Mr. Warner has had some success in the past. As governor, his biggest legislative victory came after he convinced 17 moderate Republicans in the state’s House of Delegates to bolt from party orthodoxy to support his tax reform plan that raised $1.2 billion for the state’s coffers.
The numbers are far larger now, as Mr. Warner and Mr. Chambliss attempt to confront the nation’s debt. Both men plan to use the report of Mr. Obama’s recent debt commission as the framework for legislation they will introduce in January to get the conversation started.
“You’ve got 15 percent of GDP coming in on revenues and 24 percent going out on spending,” Mr. Warner said. “You don’t need a PhD in economics to understand that’s not sustainable.”
While the group has not committed to specific actions, Mr. Chambliss said they have agreed among themselves that everything should be “on the table” as they move forward. Several of the senators in the new coalition took to the floor last week to give speeches imploring their colleagues to get serious about the deficit.
One advantage, they said, are looming votes on raising the nation’s debt ceiling and passing a permanent budget bill.
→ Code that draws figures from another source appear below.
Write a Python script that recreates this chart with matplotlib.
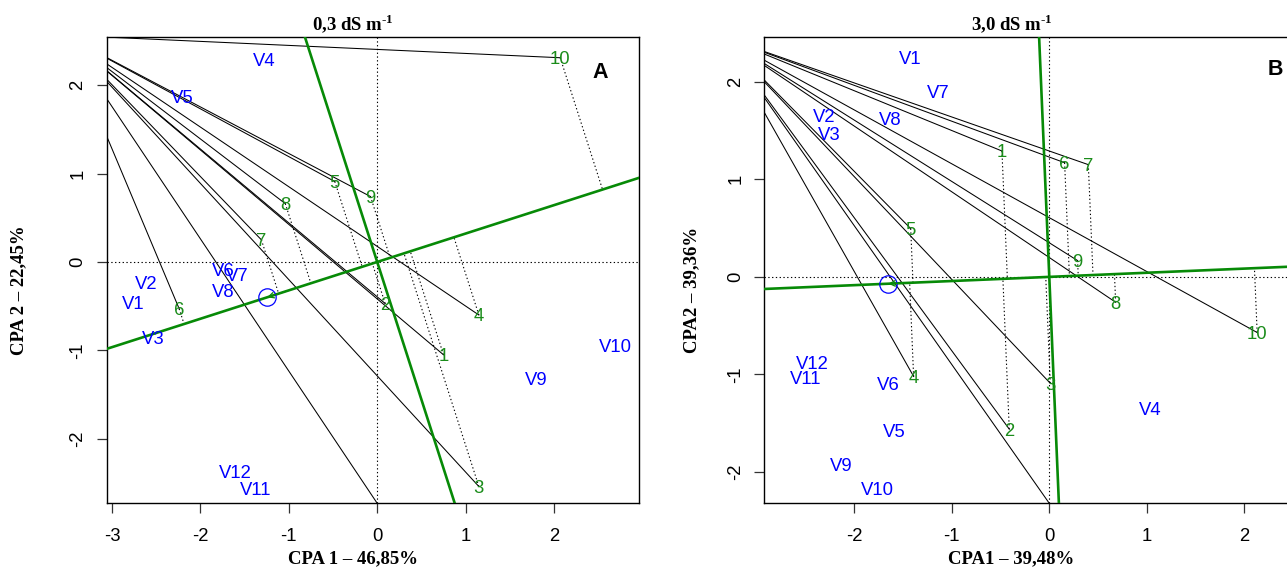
import numpy as np
import matplotlib
matplotlib.use("Agg")
import matplotlib.pyplot as plt

plt.rcParams['font.family'] = ['Liberation Sans', 'DejaVu Sans']
plt.rcParams['axes.unicode_minus'] = False
plt.rcParams['mathtext.fontset'] = 'custom'
plt.rcParams['mathtext.rm'] = 'Liberation Serif:bold'
plt.rcParams['mathtext.bf'] = 'Liberation Serif:bold'

# ---------------- data ----------------
env_labels = [str(i) for i in range(1, 11)]
gen_labels = ['V%d' % i for i in range(1, 13)]

# Panel A (0,3 dS m-1)
envA_x = [0.75, 0.09, 1.15, 1.15, -0.48, -2.24, -1.31, -1.04, -0.076, 2.07]
envA_y = [-1.05, -0.47, -2.54, -0.60, 0.91, -0.53, 0.25, 0.66, 0.74, 2.31]
genA_x = [-2.76, -2.61, -2.53, -1.28, -2.20, -1.74, -1.58, -1.74, 1.80, 2.69, -1.37, -1.61]
genA_y = [-0.46, -0.23, -0.85, 2.29, 1.87, -0.08, -0.14, -0.32, -1.32, -0.94, -2.56, -2.37]
avgA = (-1.245, -0.40)
hubA = (-3.54, 2.565)
tailA = (0.0, -2.73)
xlimA = (-3.06, 2.958)
ylimA = (-2.73, 2.548)

# Panel B (3,0 dS m-1)
envB_x = [-0.485, -0.41, 0.01, -1.39, -1.42, 0.157, 0.40, 0.68, 0.29, 2.13]
envB_y = [1.29, -1.56, -1.09, -1.02, 0.495, 1.17, 1.15, -0.26, 0.167, -0.57]
genB_x = [-1.424, -2.31, -2.25, 1.035, -1.585, -1.65, -1.134, -1.63, -2.13, -1.76, -2.50, -2.43]
genB_y = [2.25, 1.65, 1.47, -1.35, -1.57, -1.09, 1.90, 1.62, -1.92, -2.165, -1.03, -0.875]
avgB = (-1.65, -0.07)
hubB = (-3.36, 2.463)
tailB = (0.0, -2.32)
xlimB = (-2.92, 2.531)
ylimB = (-2.32, 2.461)

GREEN = '#1a8c1a'
GREEN_LINE = '#078a07'
BLUE = '#0000ff'
W, H = 1287, 570


def draw_panel(ax, ex, ey, gx, gy, avg, hub, tail, xlim, ylim, letter, letter_pos):
    ex = np.asarray(ex); ey = np.asarray(ey)
    ax.set_xlim(*xlim)
    ax.set_ylim(*ylim)

    # reference axes through the origin
    ax.axhline(0, color='black', lw=0.8, ls=(0, (1.2, 2.2)), zorder=1)
    ax.axvline(0, color='black', lw=0.8, ls=(0, (1.2, 2.2)), zorder=1)

    # lines from the common vertex to every environment
    for x, y in list(zip(ex, ey)) + [tail]:
        ax.plot([hub[0], x], [hub[1], y], color='black', lw=0.75, zorder=2)

    # average-environment axis and its perpendicular
    u = np.array(avg) / np.hypot(*avg)
    t = np.array([-20, 20])
    ax.plot(t * u[0], t * u[1], color=GREEN_LINE, lw=1.9, zorder=3)
    ax.plot(-t * u[1], t * u[0], color=GREEN_LINE, lw=1.9, zorder=3)

    # projections of environments onto the average-environment axis
    for x, y in zip(ex, ey):
        s = x * u[0] + y * u[1]
        ax.plot([x, s * u[0]], [y, s * u[1]], color='black', lw=0.8,
                ls=(0, (1.2, 2.2)), zorder=2)

    # average environment marker with arrow head pointing to it
    ax.plot(avg[0], avg[1], marker='o', ms=12.5, mfc='none', mec=BLUE,
            mew=0.9, zorder=5)
    start = (avg[0] - 0.25 * u[0], avg[1] - 0.25 * u[1])
    ax.annotate('', xy=avg, xytext=start,
                arrowprops=dict(arrowstyle='->', color=GREEN_LINE, lw=0.9,
                                mutation_scale=10, shrinkA=0, shrinkB=0),
                zorder=5)

    for lab, x, y in zip(env_labels, ex, ey):
        ax.text(x, y, lab, color=GREEN, fontsize=13.3, ha='center',
                va='center_baseline', zorder=6)
    for lab, x, y in zip(gen_labels, gx, gy):
        ax.text(x, y, lab, color=BLUE, fontsize=13.3, ha='center',
                va='center_baseline', zorder=6)

    ax.text(letter_pos[0], letter_pos[1], letter, transform=ax.transAxes,
            fontsize=15.5, fontweight='bold', ha='center', va='center',
            color='black')

    ax.set_xticks([v for v in range(-3, 3) if xlim[0] <= v <= xlim[1]])
    ax.set_yticks([-2, -1, 0, 1, 2])
    ax.tick_params(axis='both', direction='out', length=7.5, width=0.9,
                   labelsize=13.3, color='#333333')
    ax.tick_params(axis='x', pad=10)
    ax.tick_params(axis='y', pad=7)
    for lbl in ax.get_yticklabels():
        lbl.set_rotation(90)
        lbl.set_va('center')
    for sp in ax.spines.values():
        sp.set_linewidth(1.0)
        sp.set_color('black')


fig = plt.figure(figsize=(W / 100, H / 100), dpi=100)
fig.patch.set_facecolor('white')

axw, axh = 532 / W, 466.6 / H
bottom = (H - 503.3) / H
axA = fig.add_axes([106.7 / W, bottom, axw, axh])
axB = fig.add_axes([764.3 / W, bottom, axw, axh])

draw_panel(axA, envA_x, envA_y, genA_x, genA_y, avgA, hubA, tailA,
           xlimA, ylimA, 'A', (0.927, 0.924))
draw_panel(axB, envB_x, envB_y, genB_x, genB_y, avgB, hubB, tailB,
           xlimB, ylimB, 'B', (0.960, 0.929))

lab_kw = dict(family='Liberation Serif', fontweight='bold', fontsize=13.5,
              ha='center', va='center')
fig.text(353 / W, (H - 24.7) / H, r'0,3 dS m$^{\text{-1}}$', **lab_kw)
fig.text(1012 / W, (H - 24.7) / H, r'3,0 dS m$^{\text{-1}}$', **lab_kw)
fig.text(353 / W, (H - 559) / H, 'CPA 1 – 46,85%', **lab_kw)
fig.text(1011 / W, (H - 559) / H, 'CPA1 – 39,48%', **lab_kw)
fig.text(18.7 / W, (H - 290) / H, 'CPA 2 – 22,45%', rotation=90, **lab_kw)
fig.text(692 / W, (H - 290) / H, 'CPA2 – 39,36%', rotation=90, **lab_kw)

fig.savefig('out.png', dpi=100, facecolor='white')
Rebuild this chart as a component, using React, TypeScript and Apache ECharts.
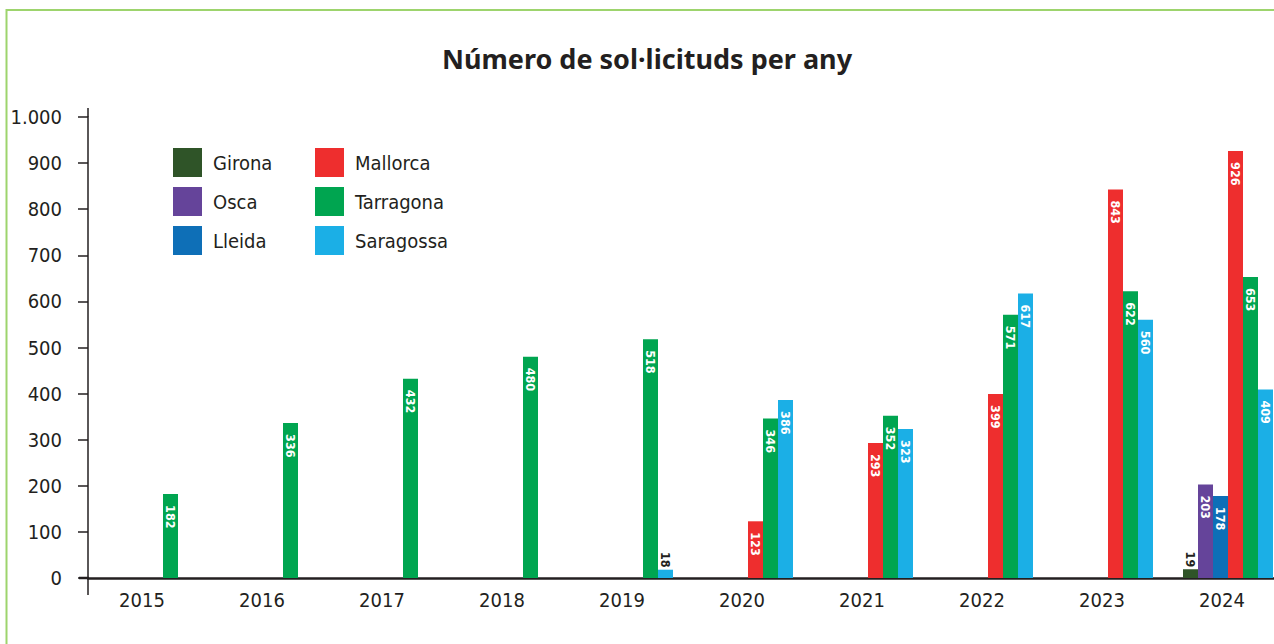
import React, { useEffect, useRef } from "react";
import * as echarts from "echarts";

const years = ["2015", "2016", "2017", "2018", "2019", "2020", "2021", "2022", "2023", "2024"];
const seriesNames = ["Girona", "Osca", "Lleida", "Mallorca", "Tarragona", "Saragossa"];
const colors = ["#2f5428", "#65449a", "#0e6fb7", "#ee2e2e", "#00a550", "#1bafe6"];
const girona = [null, null, null, null, null, null, null, null, null, 19];
const osca = [null, null, null, null, null, null, null, null, null, 203];
const lleida = [null, null, null, null, null, null, null, null, null, 178];
const mallorca = [null, null, null, null, null, 123, 293, 399, 843, 926];
const tarragona = [182, 336, 432, 480, 518, 346, 352, 571, 622, 653];
const saragossa = [null, null, null, null, 18, 386, 323, 617, 560, 409];
const yTicks = [0, 100, 200, 300, 400, 500, 600, 700, 800, 900, 1000];

const FONT = "'DejaVu Sans Condensed', sans-serif";
const TEXT = "#231f20";

export default function App() {
  const ref = useRef<HTMLDivElement>(null);
  useEffect(() => {
    if (!ref.current) return;
    const chart = echarts.init(ref.current, undefined, { renderer: "svg" });
    const all = [girona, osca, lleida, mallorca, tarragona, saragossa];
    const series = all.map((arr, i) => ({
      name: seriesNames[i],
      type: "bar",
      barWidth: 15,
      barGap: "0%",
      itemStyle: { color: colors[i] },
      data: arr.map((v) =>
        v == null
          ? null
          : v < 60
          ? {
              value: v,
              label: {
                show: true,
                position: "top",
                rotate: -90,
                align: "right",
                verticalAlign: "middle",
                distance: 2,
                color: TEXT,
                fontFamily: FONT,
                fontSize: 12.5,
                fontWeight: "bold",
              },
            }
          : { value: v }
      ),
      label: {
        show: true,
        position: "insideTop",
        rotate: -90,
        align: "left",
        verticalAlign: "middle",
        distance: 11,
        color: "#ffffff",
        fontFamily: FONT,
        fontSize: 12.5,
        fontWeight: "bold",
      },
    }));
    chart.setOption({
      animation: false,
      backgroundColor: "#ffffff",
      title: {
        text: "Número de sol·licituds per any",
        left: 642,
        textAlign: "center",
        top: 40,
        textStyle: { fontFamily: "'Noto Sans', sans-serif", fontSize: 27, fontWeight: "bold", color: TEXT },
      },
      legend: [
        {
          data: seriesNames.slice(0, 3),
          orient: "vertical",
          left: 173,
          top: 148,
          padding: 0,
          itemWidth: 29,
          itemHeight: 29,
          itemGap: 10,
          icon: "rect",
          textStyle: { fontFamily: FONT, fontSize: 20, color: TEXT, padding: [0, 0, 0, 6] },
        },
        {
          data: seriesNames.slice(3),
          orient: "vertical",
          left: 315,
          top: 148,
          padding: 0,
          itemWidth: 29,
          itemHeight: 29,
          itemGap: 10,
          icon: "rect",
          textStyle: { fontFamily: FONT, fontSize: 20, color: TEXT, padding: [0, 0, 0, 6] },
        },
      ],
      grid: { left: 88, top: 117, width: 1200, bottom: 66, containLabel: false },
      xAxis: {
        type: "category",
        data: years,
        axisLine: { lineStyle: { color: TEXT, width: 2.5 } },
        axisTick: { show: true, interval: (i: number) => i === 0, length: 17, lineStyle: { color: TEXT, width: 1.5 } },
        axisLabel: { fontFamily: FONT, fontSize: 20, color: TEXT, margin: 12, padding: [0, 12, 0, 0] },
      },
      yAxis: {
        type: "value",
        min: yTicks[0],
        max: yTicks[yTicks.length - 1],
        interval: 100,
        splitLine: { show: false },
        axisLine: { show: true, lineStyle: { color: TEXT, width: 1.5 } },
        axisTick: { show: true, length: 10, lineStyle: { color: TEXT, width: 1.5 } },
        axisLabel: {
          fontFamily: FONT,
          fontSize: 20,
          color: TEXT,
          margin: 26,
          formatter: (v: number) => (v >= 1000 ? v.toLocaleString("de-DE") : String(v)),
        },
      },
      graphic: [
        {
          type: "rect",
          shape: { x: 6.5, y: 10, width: 1400, height: 800 },
          style: { fill: "none", stroke: "#9dd46d", lineWidth: 2 },
          silent: true,
        },
        {
          type: "line",
          shape: { x1: 88, y1: 108, x2: 88, y2: 117 },
          style: { stroke: TEXT, lineWidth: 1.5 },
          silent: true,
        },
        {
          type: "line",
          shape: { x1: 79, y1: 578, x2: 89, y2: 578 },
          style: { stroke: TEXT, lineWidth: 2.5 },
          silent: true,
        },
      ],
      series,
    });
    return () => chart.dispose();
  }, []);
  return (
    <div style={{ position: "absolute", left: 0, top: 0, width: 1274, height: 644, overflow: "hidden" }}>
      <div ref={ref} style={{ width: 1310, height: 644 }} />
    </div>
  );
}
Both votes can be used as leverage to force lawmakers to move more quickly on a long-term solution to the deficit, Mr. Warner and Mr. Chambliss said.
At one point Monday, the senators were asked whether their new coalition resembles past bipartisan groupings of lawmakers. (The “Gang of 6” negotiated during the health care fight last year and the “Gang of 14” came together in 2005 over the issue of the filibuster for judges.) Mr. Chambliss was emphatic in his answer.
“We are not a ‘gang.’ Gangs run around Atlanta and L.A. and cause mischief,” Chambliss said, prompting chuckles from the reporters. “This is a group of concerned members of the United States Senate who realize that this country faces a dead serious problem and we’ve got to do something about it.”